Course Breakfast, Brunch
Yield 16 rolls

Ingredients

Dough

  • 6 tablespoons (85 grams) unsalted butter, to be divided
  • 1/2 cup (120 ml) whole milk, warmed to 110-115°F (I usually use 2% because that's what I have)
  • 2 1/4 teaspoons active dry yeast (from 1 .25-ounce or 7 gram envelope yeast)
  • 3 1/2 cups (440 grams) all-purpose flour, plus extra for rolling out
  • 1/4 cup (50 grams) light or dark brown sugar, packed
  • 1/4 cup (50 grams) granulated sugar
  • 1 teaspoon (6 grams) table salt
  • 1/2 teaspoon ground cinnamon
  • 1/4 teaspoon freshly grated nutmeg
  • 1/8 teaspoon ground cardamom (optional)
  • 1/4 teaspoon ground ginger
  • 2/3 cups (160 grams) pumpkin puree
  • 1 large egg
  • Oil for coating rising bowl

Filling

  • 3/4 cup (145 grams) light or dark brown sugar, packed
  • 1/4 cup (50 grams) granulated sugar
  • 1/8 teaspoon salt
  • 2 teaspoons (5 grams) ground cinnamon

Glaze

  • 4 ounces (115 grams) cream cheese, softened
  • 2 tablespoons (30 ml) milk or buttermilk
  • 2 cups (240 grams) powdered sugar, sifted
  • Few drops vanilla extract (optional)

Instructions

Make the dough:

  1. Melt your butter. Because browned butter makes everything taste better, you can go beyond melting it and keep it on the stovetop just until brown specks start to appear. It goes from browned to burned pretty quickly, so once it starts to get foamy, keep a close eye on it and swirl your pan (don't stir). It will smell nutty and delicious. Remove from heat and set aside to cool slightly.

  2. Combine your warmed milk and yeast in a small bowl and set aside for about five minutes. It should be a bit foamy after that. If it’s not, you might have some bad yeast or maybe the milk was too hot and killed it. Start again with a newer packet.
  3. In the bottom of the bowl of an electric mixer combine flour, sugars, salt and spices. Add just 1/4 cup (or two-thirds of; leave the rest for assembly) of your melted/browned butter and stir to combine. Add yeast-milk mixture, pumpkin and egg and mix combined. Switch mixer to a dough hook and run it for 5 minutes on low.
  4. Scrape mixture into a large oiled bowl and cover with plastic wrap. Set aside for 1 hour in a draft-free place; it should just about double.
  5. While it is rising, line the bottom of two 9-inch round cake pans (or 8-inch round or 8-inch square) with parchment paper and butter the sides of the pan and the paper.

Assemble the rolls:

  1. Scoop dough onto a very well floured surface and flour the top of it well. With a rolling pin, roll the dough to an approximately 16×11-inch rectangle. Brush reserved melted/browned butter over dough (if you browned your butter, do everyone a favor and scrape out as much of the browned specks as possible). Stir together remaining filling ingredients and sprinkle mixture evenly over dough. Starting on a longer side, roll the dough into a tight spiral. It’s going to make a mess and things will spill out of the ends. It's ok. I just scoop it up and put it in the center of any that look like they could use a little extra goodness.

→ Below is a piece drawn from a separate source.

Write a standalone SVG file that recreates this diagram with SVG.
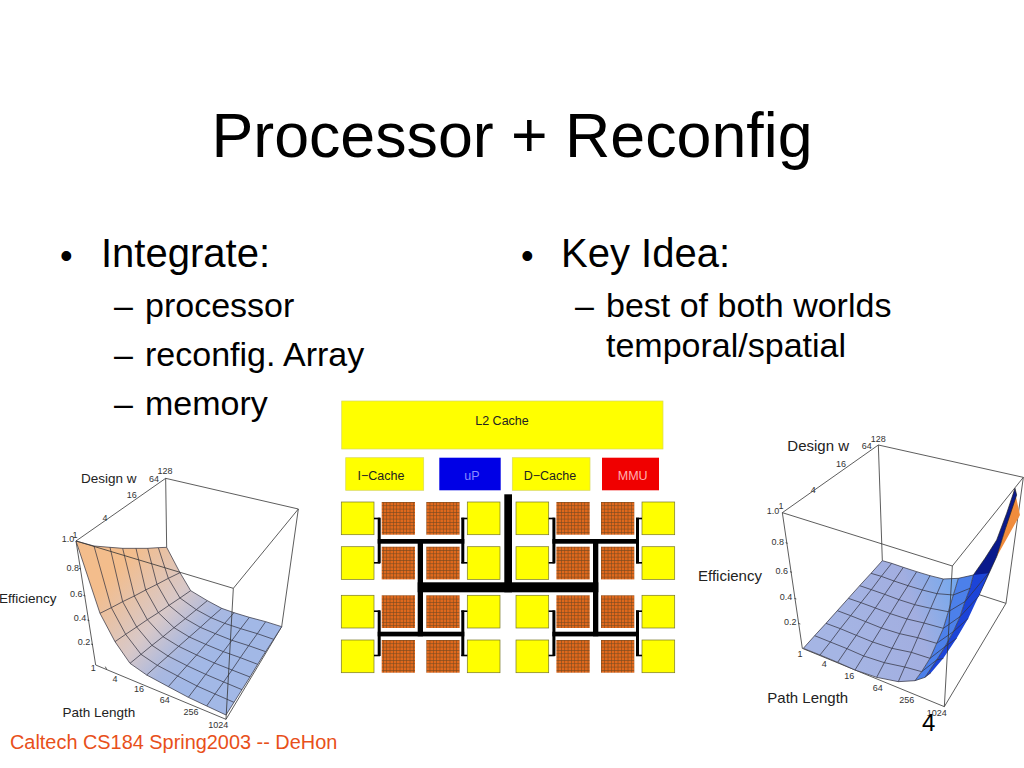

  2. Next you're going to cut them into approximately 1-inch sections, giving you your 16-18 rolls. You don't want to apply very much pressure and squish your rolls as you cut. So grab a long, serrated bread knife. Gently saw it back and forth, and if it's sharp enough, you really shouldn't need to use pressure. If you want less but bigger rolls, cut them a bit wider, say 1 1/2 inches.
  3. Divide buns between two prepared pans. You can sprinkle any sugar that fell off onto the counter over them. Cover each pan with plastic or bees wrap and let rise for another 45 minutes.
  4. If you’re doing this ahead of time, you can now put them in the fridge overnight. In the morning, leave them out for an hour to warm up and finish rising.
  5. 15 minutes before you’re ready to bake them, heat the oven to 350°F. Meanwhile, make the glaze. Beat your cream cheese with a mixer until it is light and fluffy. Add powdered sugar and vanilla. Drizzle in milk until you get the consistency you’re looking for, either thick enough to ice or thin enough to drizzle.

Bake and finish the rolls:

  1. Remove the plastic or bees wrap and bake buns for 25 minutes, until puffed and golden. Transfer pans to wire cooling racks and spoon the cream cheese glaze over them. Eat right away. This goes without saying because they'll smell so good, you won't be able to resist.